Kitces doesn’t resist the regulation of subscription fees. But he grimaces when a regulator questions a fee-for-service charge but gives a pass to an AUM fee that is supposed to cover planning when the advisor assessing the AUM payment doesn’t do any planning.

“Until we see regulators treat the business models equally, we’re going to push back on the regulators,” Kitces said. “Not that we don’t think financial planning should be regulated. But if financial planning should be regulated, it should be the same regardless of the fee model.”

Some state advisors have to cope with varying regulations from state to state, if they operate in multiple jurisdictions.

“The ultimate problem of state nonuniformity is when you have to run two businesses within your business, depending on which state you’re in,” Kitces said.

While state regulation may be a challenge for XYPN advisors, business appears to be booming.

“XYPN members saw a five-year client household growth rate of 28.6%, compared to the 5.1% client growth rate in Schwab’s 2023 RIA Benchmarking Study,” XYPN said in a statement released Tuesday at its Atlanta conference.

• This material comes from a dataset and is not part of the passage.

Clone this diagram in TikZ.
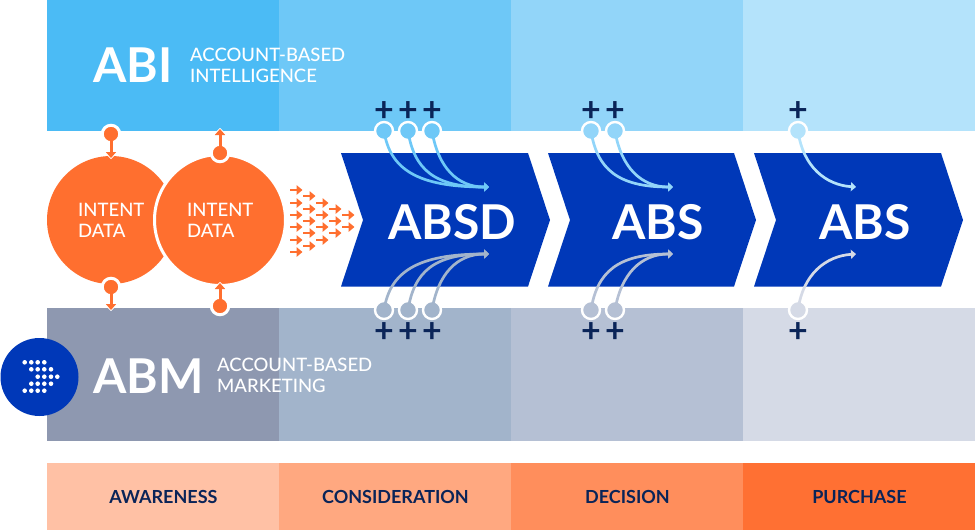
\documentclass[tikz,border=0pt]{standalone}
\usepackage{fontspec}
\setmainfont{Lato}
\newfontfamily\medfont{Lato Medium}
\usetikzlibrary{arrows.meta}
\definecolor{abiA}{HTML}{4BBBF5}
\definecolor{abiB}{HTML}{6EC8F7}
\definecolor{abiC}{HTML}{92D5F9}
\definecolor{abiD}{HTML}{B4E3FB}
\definecolor{abmA}{HTML}{8E98B0}
\definecolor{abmB}{HTML}{A2B4CB}
\definecolor{abmC}{HTML}{B5C0D4}
\definecolor{abmD}{HTML}{D5DAE6}
\definecolor{stageA}{HTML}{FFC1A5}
\definecolor{stageB}{HTML}{FFA880}
\definecolor{stageC}{HTML}{FF8E5C}
\definecolor{stageD}{HTML}{FF7033}
\definecolor{intent}{HTML}{FF6F2F}
\definecolor{chevron}{HTML}{0038B8}
\definecolor{navy}{HTML}{0A2458}
\tikzset{
  band/.style={rectangle,anchor=north west,inner sep=0pt,minimum width=232.5pt,minimum height=#1},
  stagetext/.style={text=navy,font=\bfseries\fontsize{18}{18}\selectfont},
  bigtext/.style={text=white,font=\bfseries\fontsize{48}{48}\selectfont},
  longname/.style={text=white,anchor=west,align=left,inner sep=0pt,font=\medfont\fontsize{18.5}{21}\selectfont},
  intentdata/.style={text=white,anchor=west,align=left,inner sep=0pt,font=\medfont\fontsize{18.5}{21}\selectfont},
  orangepin/.style={circle,draw=white,line width=3pt,fill=intent,inner sep=0pt,minimum size=17.5pt},
  lightpin/.style={circle,draw=white,line width=2.4pt,fill=#1,inner sep=0pt,minimum size=18pt},
  plusmark/.style={text=navy,inner sep=0pt,font=\bfseries\fontsize{34}{34}\selectfont},
  pinback/.style={-{Triangle[length=8pt,width=17pt]},white,line width=1pt,shorten >=-1pt},
  pinfront/.style={-{Triangle[length=6pt,width=10pt]},intent,line width=3pt},
  curved/.style={-{Triangle[length=5pt,width=9pt]},#1,line width=2.7pt},
  smallarrow/.style={-{Triangle[length=6pt,width=9.5pt]},intent,line width=2.8pt}
}
\begin{document}
\begin{tikzpicture}[x=1pt,y=-1pt]
  \useasboundingbox (0,0) rectangle (975,531);
  \node[band=131pt,fill=abiA] (abi1) at (47,0) {};
  \node[band=131pt,fill=abiB] (abi2) at (279,0) {};
  \node[band=131pt,fill=abiC] (abi3) at (511,0) {};
  \node[band=131pt,fill=abiD] (abi4) at (743,0) {};
  \node[band=133pt,fill=abmA] (abm1) at (47,308) {};
  \node[band=133pt,fill=abmB] (abm2) at (279,308) {};
  \node[band=133pt,fill=abmC] (abm3) at (511,308) {};
  \node[band=133pt,fill=abmD] (abm4) at (743,308) {};
  \node[band=67pt,fill=stageA,stagetext] (awareness) at (47,463) {AWARENESS};
  \node[band=67pt,fill=stageB,stagetext] (consideration) at (279,463) {CONSIDERATION};
  \node[band=67pt,fill=stageC,stagetext] (decision) at (511,463) {DECISION};
  \node[band=67pt,fill=stageD,stagetext] (purchase) at (743,463) {PURCHASE};

  \node[bigtext,anchor=west,inner sep=0pt] (abi) at (93,65) {ABI};
  \node[longname] (abilong) at (190,65.5) {ACCOUNT-BASED\\INTELLIGENCE};
  \node[bigtext,anchor=west,inner sep=0pt] (abm) at (93,376) {ABM};
  \node[longname] (abmlong) at (217,375.5) {ACCOUNT-BASED\\MARKETING};

  \node[circle,fill=chevron,inner sep=0pt,minimum size=78pt] (logo) at (39.5,377) {};
  \foreach \y/\xs in {362.3/{24.7,31.3,37.7,44.3},369.3/{31.3,37.7,44.3,51},376.7/{37.7,44.3,51,57.3},383.7/{31.3,37.7,44.3,51},390.7/{24.7,31.3,37.7,44.3}}
    \foreach \x in \xs
      \fill[white] (\x,\y) circle (2.3pt);

  \node[circle,fill=intent,inner sep=0pt,minimum size=128pt] (intent1) at (111,220) {};
  \node[circle,fill=intent,draw=white,line width=3pt,inner sep=0pt,minimum size=131pt] (intent2) at (220,220) {};
  \node[intentdata] (intenttext1) at (78,220.5) {INTENT\\DATA};
  \node[intentdata] (intenttext2) at (187,220.5) {INTENT\\DATA};

  \node[orangepin] (pin1) at (111,134) {};
  \node[orangepin] (pin2) at (220,153) {};
  \node[orangepin] (pin3) at (111,287) {};
  \node[orangepin] (pin4) at (220,306) {};
  \coordinate (tip1) at (111,158);
  \coordinate (tip2) at (220,129);
  \coordinate (tip3) at (111,310);
  \coordinate (tip4) at (220,283);
  \foreach \a in {1,2,3,4} {
    \draw[pinback] (pin\a.center)--(tip\a);
    \draw[pinfront] (pin\a.center)--(tip\a);
  }

  \foreach \x/\ys in {290/{190,203,215,227,240,252},303/{196,209,221,233,246},316/{203,215,227,240},329/{209,221,233},342/{215,227}}
    \foreach \y in \ys
      \draw[smallarrow] (\x,\y)--(\x+12.5,\y);

  \fill[chevron] (341,153)--(528,153)--(550,220)--(528,286.5)--(341,286.5)--(363,220)--cycle;
  \fill[chevron] (548,153)--(734,153)--(756,220)--(734,286.5)--(548,286.5)--(570,220)--cycle;
  \fill[chevron] (754,153)--(941,153)--(963,220)--(941,286.5)--(754,286.5)--(776,220)--cycle;
  \node[bigtext] (absd) at (452,222) {ABSD};
  \node[bigtext] (abs1) at (658,222) {ABS};
  \node[bigtext] (abs2) at (865,222) {ABS};

  \coordinate (end1) at (489,187);
  \coordinate (end2) at (673,187);
  \coordinate (end3) at (856,187);
  \coordinate (end4) at (489,254);
  \coordinate (end5) at (673,254);
  \coordinate (end6) at (856,254);

  \foreach \a/\x/\col in {1/384/abiB,2/408/abiB,3/432/abiB,4/591/abiC,5/615/abiC,6/798/abiD}
    \node[lightpin=\col] (top\a) at (\x,131) {};
  \foreach \a/\x/\col in {1/384/abmB,2/408/abmB,3/432/abmB,4/591/abmC,5/615/abmC,6/798/abmD}
    \node[lightpin=\col] (bot\a) at (\x,310) {};
  \foreach \a/\x in {1/384,2/408,3/432,4/591,5/615,6/798} {
    \node[plusmark] (plustop\a) at (\x,112) {+};
    \node[plusmark] (plusbot\a) at (\x,332.5) {+};
  }

  \draw[curved=abiB] (top1.center) .. controls +(6,38) and +(-72,0) .. (end1);
  \draw[curved=abiB] (top2.center) .. controls +(6,38) and +(-55,0) .. (end1);
  \draw[curved=abiB] (top3.center) .. controls +(6,36) and +(-32,0) .. (end1);
  \draw[curved=abiC] (top4.center) .. controls +(6,38) and +(-55,0) .. (end2);
  \draw[curved=abiC] (top5.center) .. controls +(6,36) and +(-32,0) .. (end2);
  \draw[curved=abiD] (top6.center) .. controls +(5,36) and +(-30,-2) .. (end3);
  \draw[curved=abmB] (bot1.center) .. controls +(6,-38) and +(-72,0) .. (end4);
  \draw[curved=abmB] (bot2.center) .. controls +(6,-38) and +(-55,0) .. (end4);
  \draw[curved=abmB] (bot3.center) .. controls +(6,-36) and +(-32,0) .. (end4);
  \draw[curved=abmC] (bot4.center) .. controls +(6,-38) and +(-55,0) .. (end5);
  \draw[curved=abmC] (bot5.center) .. controls +(6,-36) and +(-32,0) .. (end5);
  \draw[curved=abmD] (bot6.center) .. controls +(5,-36) and +(-30,2) .. (end6);
\end{tikzpicture}
\end{document}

That trend illustrates that there are a lot of people in their 30s to 50s who are willing and able to pay for financial planning but may not have sizable enough assets to generate an attractive AUM charge, said XYPN CEO Alan Moore.

“It really is about the market size, which is gigantic compared to what the AUM-centered business model has really been able to serve,” Moore said.

Kitces added: “That’s sheer consumer demand.”

The platform expects to have more than 2,000 advisors on board next year.